Dabei sollten gerade einheimische Bodentruppen eine der tragenden Säulen in der Strategie Barack Obamas darstellen, um die Terrororganisation Islamischer Staat, die rund ein Drittel des Irak sowie die Hälfte Syriens besetzt hält, dauerhaft zu bezwingen.

„Es gibt keinen Grund anzunehmen, daß das, was wir gerade tun, dazu geeignet scheint, um den Langzeitplan des Präsidenten zu verwirklichen, den Islamischen Staat zu schwächen und letztendlich zu zerstören“, konstatierte kürzlich der Republikaner John McCain. „Alles deutet darauf hin, daß wir nicht gewinnen. Und wenn man einen Krieg nicht gewinnt, dann verliert man ihn.“

Tatsächlich stammen die wenigen Siegesmeldungen dieser Monate, abgesehen von den voranschreitenden Geländegewinnen der kurdischen Peschmerga im Nordosten Syriens, einzig vom Islamischen Staat selbst. Nicht nur aus dem Irak, wo die Extremisten trotz anhaltender Bombardierung durch die Koalition ihre Frontlinie nahe der irakischen Hauptstadt Bagdad halten und sogar ausbauen konnten. Auch im benachbarten Ausland faßt das Kalifat zunehmend Fuß, gewinnt einflußreiche Unterstützer in anderen Dschihadistenbewegungen und generiert mit präzise geplanten Terroranschlägen Schlagzeilen.

Beispielsweise in Ägypten. Im unwegsamen Hinterland der Sinai-Halbinsel stürmten rund 70 IS-Mitglieder Anfang Juli simultan mehrere Militärbasen sowie eine Polizeiwache. In den achtstündigen Kämpfen starben über 100 Menschen, rund 40 davon unter den Attentätern selbst. Unterstützt wurden diese dabei erstmalig auch von hochrangigen Hamas-Aktivisten, wie aus israelischen Sicherheitskräften wenige Tage nach dem Anschlag verlautbart wurde.

Die Kollaboration der palästinensischen Extremisten mit jenen des IS ist dabei nicht unlogisch: Beide betrachten das mit dem Westen alliierte Ägypten als ideologischen Antagonisten. Der Islamische Staat, weil Kairo federführend in der Bekämpfung der wachsenden Kalifatszelle an der libyschen Mittelmeerküste mitwirkt. Die Hamas, weil der derzeitige Machthaber in Kairo, Abd al-Fattah as-Sisi, im Juli 2013 gegen die Moslembruderschaft geputscht hatte, aus welcher die Hamas als Ableger entstanden ist. 

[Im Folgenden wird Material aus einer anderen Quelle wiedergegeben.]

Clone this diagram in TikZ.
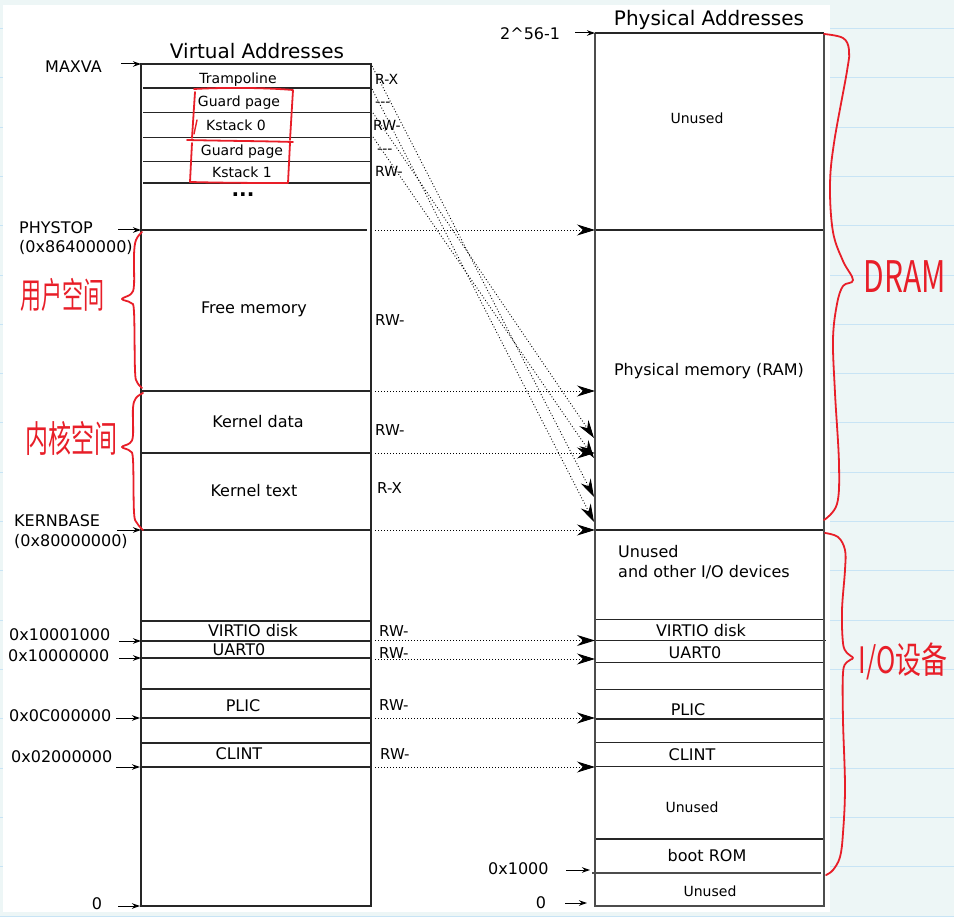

Der Angriff auf dem Sinai verfehlte von daher auch nicht seine Wirkung: Nur drei Tage später erklärte mit dem Dschaisch al-Islam die wohl militanteste, durch mehrere Entführungen sowie den Anschlag auf eine koptische Kirche in Alexandria zum Neujahr 2011 bekannt gewordene Palästinenserorganisation des Gazastreifens ihre Loyalität zum Islamischen Staat. Das Kalifat hat damit offiziell – und von der Hamas geduldet – in Palästina Fuß gefaßt.

Schwere Gefechte zwischen Taliban und Dschihadisten  

Bereits im März dieses Jahres unterwarf sich ebenfalls die in Nigeria wütende Terrorgruppe Boko Haram den Befehlen des IS. Daß etliche der afrikanischen Dschihadisten auch in Trainingslagern des Kalifats im Nahen Osten ausgebildet wurden, war den nigerianischen Geheimdiensten zwar vorab bekannt. Die Ausrufung des Kalifats in Westafrika durch den selbsternannten Kalifen des IS, Abu Bakr al-Baghdadi, kam für die Regierung in Abuja trotz alledem überraschend.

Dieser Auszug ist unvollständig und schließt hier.